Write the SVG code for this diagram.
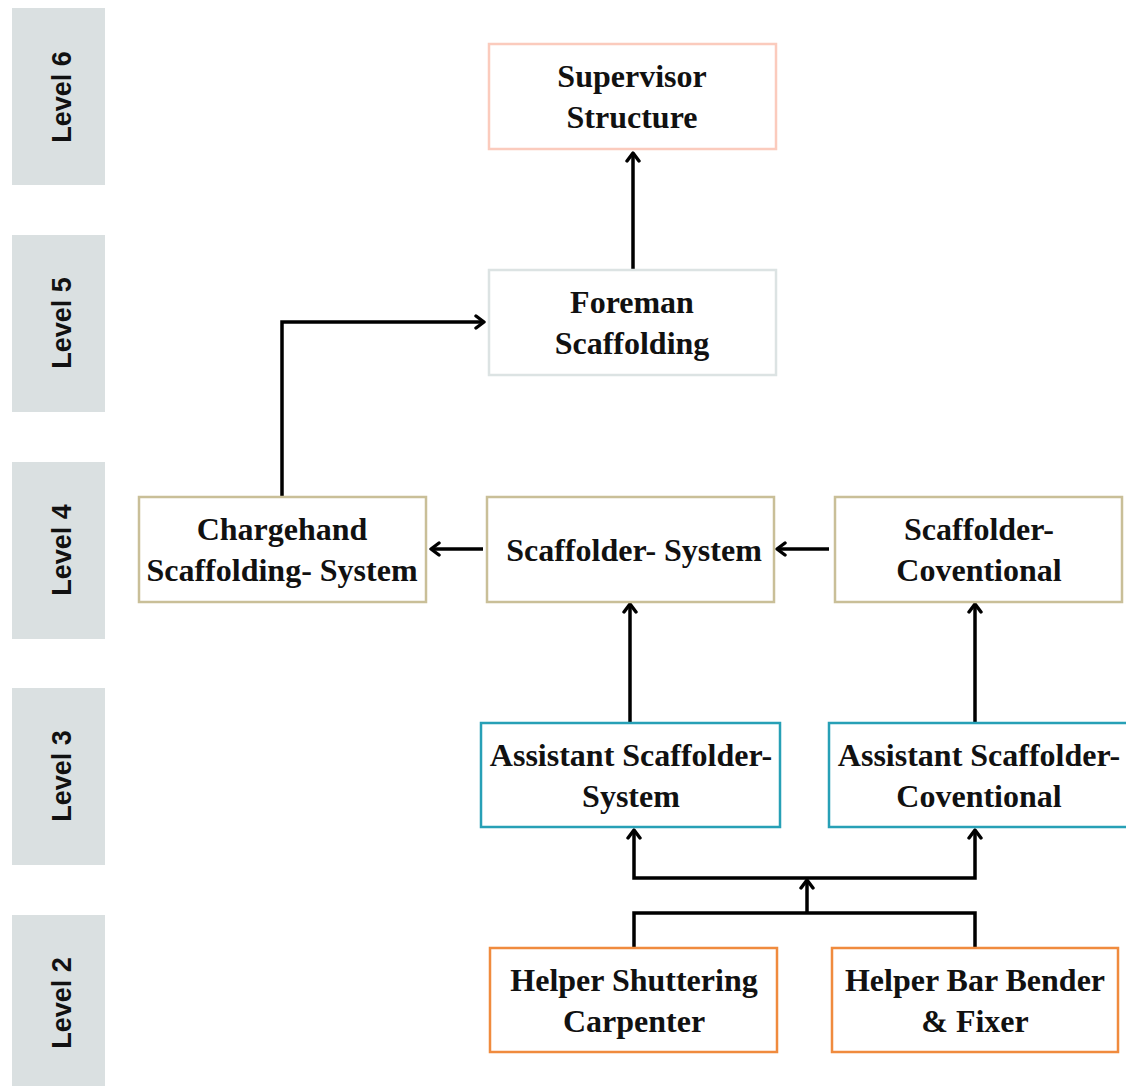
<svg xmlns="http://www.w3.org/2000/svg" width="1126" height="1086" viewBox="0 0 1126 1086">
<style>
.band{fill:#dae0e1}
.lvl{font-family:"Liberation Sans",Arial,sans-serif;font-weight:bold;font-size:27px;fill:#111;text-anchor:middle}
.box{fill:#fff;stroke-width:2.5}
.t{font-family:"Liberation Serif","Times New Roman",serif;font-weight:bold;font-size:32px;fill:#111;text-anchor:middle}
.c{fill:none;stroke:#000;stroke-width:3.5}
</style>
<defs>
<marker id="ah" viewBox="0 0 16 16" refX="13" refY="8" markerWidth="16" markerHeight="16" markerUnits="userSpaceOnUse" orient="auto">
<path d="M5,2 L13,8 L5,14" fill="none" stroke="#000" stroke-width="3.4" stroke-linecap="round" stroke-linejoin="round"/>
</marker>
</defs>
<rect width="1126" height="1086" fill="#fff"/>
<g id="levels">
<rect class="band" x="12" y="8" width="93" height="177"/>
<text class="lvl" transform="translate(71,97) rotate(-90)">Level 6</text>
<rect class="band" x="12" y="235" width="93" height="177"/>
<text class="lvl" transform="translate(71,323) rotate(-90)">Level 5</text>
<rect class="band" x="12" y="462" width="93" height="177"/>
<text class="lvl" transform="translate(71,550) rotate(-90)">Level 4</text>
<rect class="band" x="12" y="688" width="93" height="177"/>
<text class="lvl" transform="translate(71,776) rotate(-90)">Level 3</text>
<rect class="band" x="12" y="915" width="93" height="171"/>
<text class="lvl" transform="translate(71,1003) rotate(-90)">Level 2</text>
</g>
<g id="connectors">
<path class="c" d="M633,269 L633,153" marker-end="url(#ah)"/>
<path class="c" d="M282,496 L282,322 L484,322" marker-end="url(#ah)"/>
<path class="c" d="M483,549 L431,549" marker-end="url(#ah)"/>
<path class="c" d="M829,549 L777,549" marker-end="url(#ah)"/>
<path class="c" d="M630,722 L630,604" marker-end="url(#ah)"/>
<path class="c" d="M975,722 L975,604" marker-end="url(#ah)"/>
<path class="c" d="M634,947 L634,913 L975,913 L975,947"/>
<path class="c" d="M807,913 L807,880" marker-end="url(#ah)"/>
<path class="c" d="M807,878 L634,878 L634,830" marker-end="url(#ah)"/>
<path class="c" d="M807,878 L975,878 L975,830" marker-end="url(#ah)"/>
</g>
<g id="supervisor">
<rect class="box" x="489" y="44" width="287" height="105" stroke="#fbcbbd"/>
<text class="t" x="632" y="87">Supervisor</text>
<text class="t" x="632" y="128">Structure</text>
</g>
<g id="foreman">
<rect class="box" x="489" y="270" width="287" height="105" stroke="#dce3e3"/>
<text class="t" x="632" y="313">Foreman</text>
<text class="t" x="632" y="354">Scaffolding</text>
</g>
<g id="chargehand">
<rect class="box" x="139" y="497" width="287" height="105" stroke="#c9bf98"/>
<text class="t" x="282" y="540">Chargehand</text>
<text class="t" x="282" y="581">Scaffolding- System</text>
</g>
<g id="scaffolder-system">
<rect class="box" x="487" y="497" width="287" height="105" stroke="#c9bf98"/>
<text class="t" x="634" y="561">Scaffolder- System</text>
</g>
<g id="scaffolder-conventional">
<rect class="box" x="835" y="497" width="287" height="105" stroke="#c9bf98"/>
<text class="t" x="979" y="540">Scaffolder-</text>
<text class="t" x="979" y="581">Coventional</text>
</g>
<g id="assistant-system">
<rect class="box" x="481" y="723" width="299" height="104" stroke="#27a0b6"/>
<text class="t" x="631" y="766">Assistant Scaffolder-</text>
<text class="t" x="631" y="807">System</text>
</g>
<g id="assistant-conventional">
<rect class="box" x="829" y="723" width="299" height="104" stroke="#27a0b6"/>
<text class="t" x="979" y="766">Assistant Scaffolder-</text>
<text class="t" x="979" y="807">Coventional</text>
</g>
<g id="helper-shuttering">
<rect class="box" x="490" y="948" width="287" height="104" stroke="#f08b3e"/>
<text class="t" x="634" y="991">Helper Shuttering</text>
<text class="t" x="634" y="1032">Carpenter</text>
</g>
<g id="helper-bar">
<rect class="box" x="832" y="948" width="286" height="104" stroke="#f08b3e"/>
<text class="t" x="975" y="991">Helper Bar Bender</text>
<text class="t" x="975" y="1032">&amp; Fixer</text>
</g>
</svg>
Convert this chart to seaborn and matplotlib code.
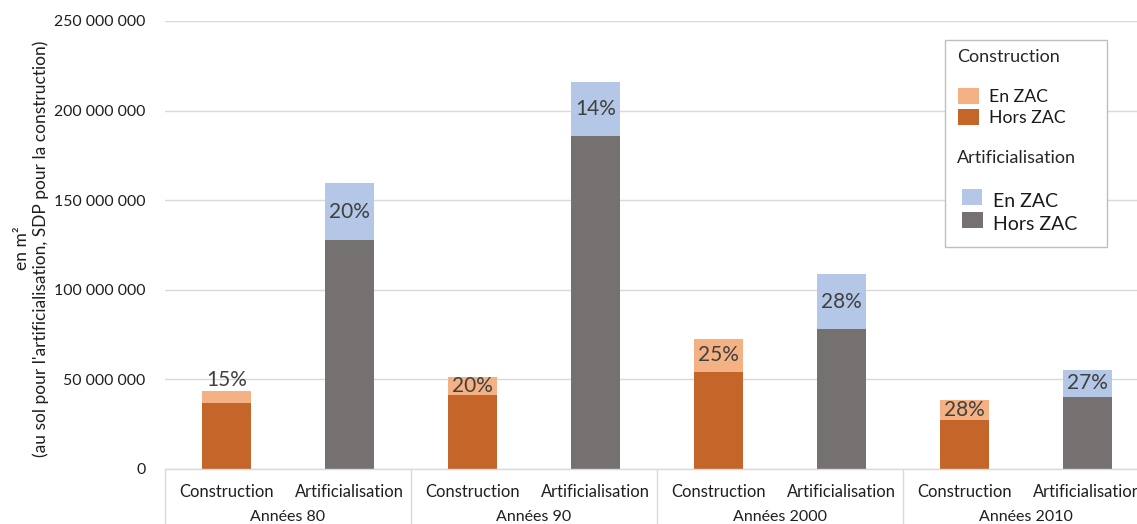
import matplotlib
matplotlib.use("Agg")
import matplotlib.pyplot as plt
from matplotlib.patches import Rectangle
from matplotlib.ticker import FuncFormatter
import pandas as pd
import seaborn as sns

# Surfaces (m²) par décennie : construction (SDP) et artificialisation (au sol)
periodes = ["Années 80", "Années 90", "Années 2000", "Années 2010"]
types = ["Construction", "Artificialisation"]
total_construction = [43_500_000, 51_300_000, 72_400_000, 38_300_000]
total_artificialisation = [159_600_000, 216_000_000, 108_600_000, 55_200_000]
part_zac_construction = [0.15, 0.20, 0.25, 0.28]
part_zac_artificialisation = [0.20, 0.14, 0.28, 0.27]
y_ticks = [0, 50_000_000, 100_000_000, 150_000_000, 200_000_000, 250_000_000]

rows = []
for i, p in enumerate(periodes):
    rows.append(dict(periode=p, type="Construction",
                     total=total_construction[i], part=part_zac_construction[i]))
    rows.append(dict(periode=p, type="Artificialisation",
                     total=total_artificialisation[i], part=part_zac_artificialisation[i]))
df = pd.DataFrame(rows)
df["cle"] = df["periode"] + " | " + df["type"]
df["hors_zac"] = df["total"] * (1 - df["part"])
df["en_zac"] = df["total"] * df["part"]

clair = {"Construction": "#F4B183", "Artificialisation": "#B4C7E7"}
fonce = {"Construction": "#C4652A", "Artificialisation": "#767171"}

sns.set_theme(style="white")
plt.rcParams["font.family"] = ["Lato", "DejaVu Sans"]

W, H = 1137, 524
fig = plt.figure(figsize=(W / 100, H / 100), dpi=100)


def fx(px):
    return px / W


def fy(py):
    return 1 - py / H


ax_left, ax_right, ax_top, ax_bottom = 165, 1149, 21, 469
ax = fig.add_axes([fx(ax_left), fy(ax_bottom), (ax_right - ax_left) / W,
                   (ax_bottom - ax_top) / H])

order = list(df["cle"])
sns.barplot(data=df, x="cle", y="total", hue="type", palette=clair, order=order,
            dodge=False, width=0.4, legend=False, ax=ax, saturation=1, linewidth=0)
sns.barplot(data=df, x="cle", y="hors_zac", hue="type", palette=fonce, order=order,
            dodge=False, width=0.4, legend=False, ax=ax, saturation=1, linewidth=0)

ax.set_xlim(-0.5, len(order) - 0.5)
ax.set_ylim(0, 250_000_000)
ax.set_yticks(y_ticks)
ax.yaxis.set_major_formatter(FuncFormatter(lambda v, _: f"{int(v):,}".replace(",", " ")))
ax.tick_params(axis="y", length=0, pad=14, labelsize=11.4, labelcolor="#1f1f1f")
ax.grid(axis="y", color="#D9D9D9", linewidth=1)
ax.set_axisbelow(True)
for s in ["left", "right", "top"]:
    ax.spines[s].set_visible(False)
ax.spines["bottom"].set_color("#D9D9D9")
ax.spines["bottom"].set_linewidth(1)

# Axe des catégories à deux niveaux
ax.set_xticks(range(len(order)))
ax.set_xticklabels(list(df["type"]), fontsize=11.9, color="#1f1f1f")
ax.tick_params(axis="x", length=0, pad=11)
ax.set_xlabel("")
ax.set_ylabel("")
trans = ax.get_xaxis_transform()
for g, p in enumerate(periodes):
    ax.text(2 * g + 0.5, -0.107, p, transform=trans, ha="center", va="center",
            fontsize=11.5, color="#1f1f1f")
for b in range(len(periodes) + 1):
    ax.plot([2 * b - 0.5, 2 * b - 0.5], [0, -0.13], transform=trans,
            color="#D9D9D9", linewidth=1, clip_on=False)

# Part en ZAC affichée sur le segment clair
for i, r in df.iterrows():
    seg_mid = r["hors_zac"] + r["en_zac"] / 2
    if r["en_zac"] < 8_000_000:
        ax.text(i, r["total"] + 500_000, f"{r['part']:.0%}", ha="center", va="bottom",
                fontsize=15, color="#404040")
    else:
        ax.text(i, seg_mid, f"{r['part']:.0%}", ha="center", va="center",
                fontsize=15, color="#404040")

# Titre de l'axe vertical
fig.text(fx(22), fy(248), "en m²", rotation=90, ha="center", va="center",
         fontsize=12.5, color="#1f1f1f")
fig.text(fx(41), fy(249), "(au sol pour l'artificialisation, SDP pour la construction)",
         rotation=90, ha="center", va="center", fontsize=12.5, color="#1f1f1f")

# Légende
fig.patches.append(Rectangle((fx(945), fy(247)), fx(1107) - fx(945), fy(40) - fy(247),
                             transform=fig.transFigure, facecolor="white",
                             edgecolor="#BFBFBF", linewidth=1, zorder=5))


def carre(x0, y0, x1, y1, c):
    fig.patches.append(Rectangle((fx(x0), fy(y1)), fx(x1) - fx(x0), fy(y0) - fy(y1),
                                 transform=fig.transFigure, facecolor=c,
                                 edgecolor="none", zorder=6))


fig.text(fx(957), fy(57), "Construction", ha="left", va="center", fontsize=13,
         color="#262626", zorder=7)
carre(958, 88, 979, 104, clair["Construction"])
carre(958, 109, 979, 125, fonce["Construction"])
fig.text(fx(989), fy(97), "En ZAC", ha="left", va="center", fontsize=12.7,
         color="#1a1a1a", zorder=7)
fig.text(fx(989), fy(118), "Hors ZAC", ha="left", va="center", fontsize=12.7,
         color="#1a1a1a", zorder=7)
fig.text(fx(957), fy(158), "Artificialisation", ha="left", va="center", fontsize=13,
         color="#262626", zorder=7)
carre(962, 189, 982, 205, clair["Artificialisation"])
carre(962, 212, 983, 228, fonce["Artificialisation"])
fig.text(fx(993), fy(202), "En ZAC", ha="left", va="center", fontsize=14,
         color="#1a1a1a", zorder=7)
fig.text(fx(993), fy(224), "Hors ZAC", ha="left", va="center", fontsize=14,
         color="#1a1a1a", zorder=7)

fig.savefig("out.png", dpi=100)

- WHAT IS REQUIRED -
Could you quote, word for word, only the lines from the one containing "Convert this chart" through the one containing "import seaborn as sns", both included, and leave out any pictures?

- EXERCISE SOLUTION -
Convert this chart to seaborn and matplotlib code.
import matplotlib
matplotlib.use("Agg")
import matplotlib.pyplot as plt
from matplotlib.patches import Rectangle
from matplotlib.ticker import FuncFormatter
import pandas as pd
import seaborn as sns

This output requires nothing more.